RTT News (United States)
February 4, 2013
Boeing Co. is proceeding with plans to make a stretch version of its grounded Dreamliner 787 jet, the Wall Street Journal reported.
Boeing is moving ahead with manufacture of the new Dreamliner model, called the 787-9, even though the 50 787 Dreamliner jets in service worldwide remain grounded due to battery problems. Investigators are currently looking into a series of electrical fires that involved the jet's ion-lithium batteries.
The light-weight Dreamliner planes have been in high demand in the commercial aviation industry, especially in Japan, since its launch in December 2009. Boeing made its first delivery of the 787-8 to Japanese carrier All Nippon Airways Co. Ltd., one of its important customers, in September 2011.
The 787 was touted as Boeing's future, as it is the company's most fuel-efficient aircraft and also the world's first major airplane to use composite materials for most of its construction.
However, in January, a 787 operated by Japan Airlines suffered a battery fire while parked at a Boston airport. The Japanese carrier attributed the emission of smoke to a battery malfunction.
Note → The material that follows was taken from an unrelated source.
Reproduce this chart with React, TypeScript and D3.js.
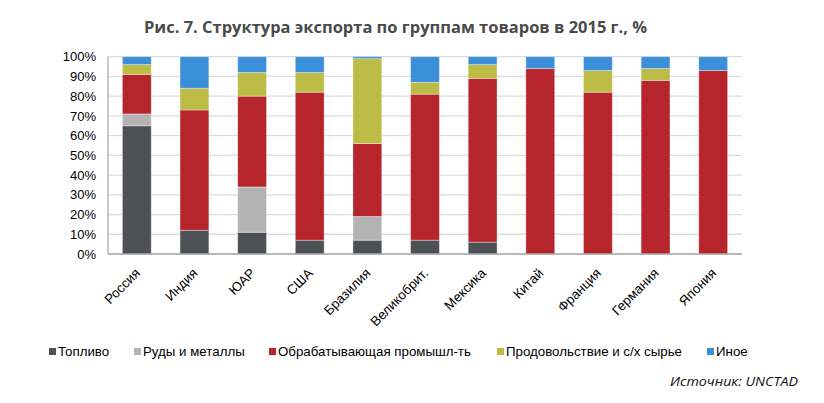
import React from "react";
import * as d3 from "d3";

const categories = ["Россия", "Индия", "ЮАР", "США", "Бразилия", "Великобрит.", "Мексика", "Китай", "Франция", "Германия", "Япония"];
const fuel = [65, 12, 11, 7, 7, 7, 6, 0, 0, 0, 0];
const ores = [6, 0, 23, 0, 12, 0, 0, 0, 0, 0, 0];
const manuf = [20, 61, 46, 75, 37, 74, 83, 94, 82, 88, 93];
const food = [5, 11, 12, 10, 43, 6, 7, 0, 11, 6, 0];
const other = [4, 16, 8, 8, 1, 13, 4, 6, 7, 6, 7];
const seriesNames = ["Топливо", "Руды и металлы", "Обрабатывающая промышл-ть", "Продовольствие и с/х сырье", "Иное"];
const seriesKeys = ["fuel", "ores", "manuf", "food", "other"];
const yTicks = [0, 10, 20, 30, 40, 50, 60, 70, 80, 90, 100];
const title = "Рис. 7. Структура экспорта по группам товаров в 2015 г., %";
const source = "Источник: UNCTAD";

const colors = ["#4d5054", "#b3b3b3", "#b5252b", "#bbbb45", "#3b8fd8"];
const legendX = [49, 134, 269, 497, 707];

export default function App() {
  const W = 824, H = 403;
  const left = 108, right = 742, top = 56.7, bottom = 254;
  const rows = categories.map((c, i) => ({
    cat: c, fuel: fuel[i], ores: ores[i], manuf: manuf[i], food: food[i], other: other[i],
  }));
  const stacked = d3.stack<any>().keys(seriesKeys)(rows);
  const x = d3.scaleBand().domain(categories).range([left, right]).paddingInner(0.5).paddingOuter(0.25);
  const y = d3.scaleLinear().domain([0, 100]).range([bottom, top]);
  const font = "'Liberation Sans', Arial, sans-serif";

  return (
    <svg width={W} height={H} style={{ position: "absolute", left: 0, top: 0, background: "#fff" }}>
      <text x={144} y={33} fontFamily="'Open Sans', sans-serif" fontWeight={700} fontSize={16.5}
        fill="#4a4a4a" textLength={503} lengthAdjust="spacingAndGlyphs">{title}</text>

      {yTicks.map((t) => (
        <g key={t}>
          {t > 0 && <line x1={left} x2={right} y1={y(t)} y2={y(t)} stroke="#dcdcdc" strokeWidth={1.3} />}
          <text x={96} y={y(t)} dy="0.36em" textAnchor="end" fontFamily={font} fontSize={13} fill="#000">{t}%</text>
        </g>
      ))}

      {stacked.map((s, si) => (
        <g key={s.key}>
          {s.map((d, i) => {
            const h = y(d[0]) - y(d[1]);
            if (h <= 0) return null;
            return (
              <rect key={i} x={x(categories[i])} y={y(d[1])} width={x.bandwidth()} height={h}
                fill={colors[si]} stroke="rgba(255,255,255,0.35)" strokeWidth={1} />
            );
          })}
        </g>
      ))}

      <line x1={left} x2={left} y1={top} y2={bottom} stroke="#a6a6a6" strokeWidth={1.2} />
      <line x1={left} x2={right} y1={bottom} y2={bottom} stroke="#a0a0a0" strokeWidth={1.5} />

      {categories.map((c) => {
        const cx = (x(c) as number) + x.bandwidth() / 2;
        return (
          <text key={c} transform={`translate(${cx + 4},${274}) rotate(-45)`} textAnchor="end"
            fontFamily={font} fontSize={13.3} fill="#000">{c}</text>
        );
      })}

      {seriesNames.map((n, i) => (
        <g key={n}>
          <rect x={legendX[i]} y={348} width={7} height={7} fill={colors[i]} />
          <text x={legendX[i] + 9} y={356} fontFamily={font} fontSize={13.3} fill="#000">{n}</text>
        </g>
      ))}

      <text x={670} y={386} fontFamily="'Open Sans', sans-serif" fontStyle="italic" fontSize={13}
        fill="#111" textLength={128} lengthAdjust="spacingAndGlyphs">{source}</text>
    </svg>
  );
}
In mid-January, All Nippon Airways grounded its fleet of 17 Boeing 787s for inspection after a lithium-ion battery in a 787 flight overheated and forced an emergency landing of the aircraft. The Federal Aviation Administration or FAA then issued an airworthiness directive that led to all in-service 787s in the U.S. temporarily ceasing operations.
But Boeing said in late January that it would continue production of the 787 Dreamliner while its deliveries were suspended until clearance was granted by the FAA.
Boeing is also likely to continue work on the new Dreamliner model, partly due to its expected higher price tag and due to the need to avoid supply chain problems that delayed first deliveries of the existing Dreamliner by more than three years.
The 787-9 will carry about 40 more passengers and fly slightly farther than the current Dreamliner model, which carries around 250. The 787-9 will reportedly use the same electrical system and lithium-ion batteries as the current model.
The company hopes to deliver the first 787-9 to Air New Zealand PLC by early next year.
Boeing closed Friday's trading at $74.87, up $1.00 or 1.35% on a volume of 6.75 million shares.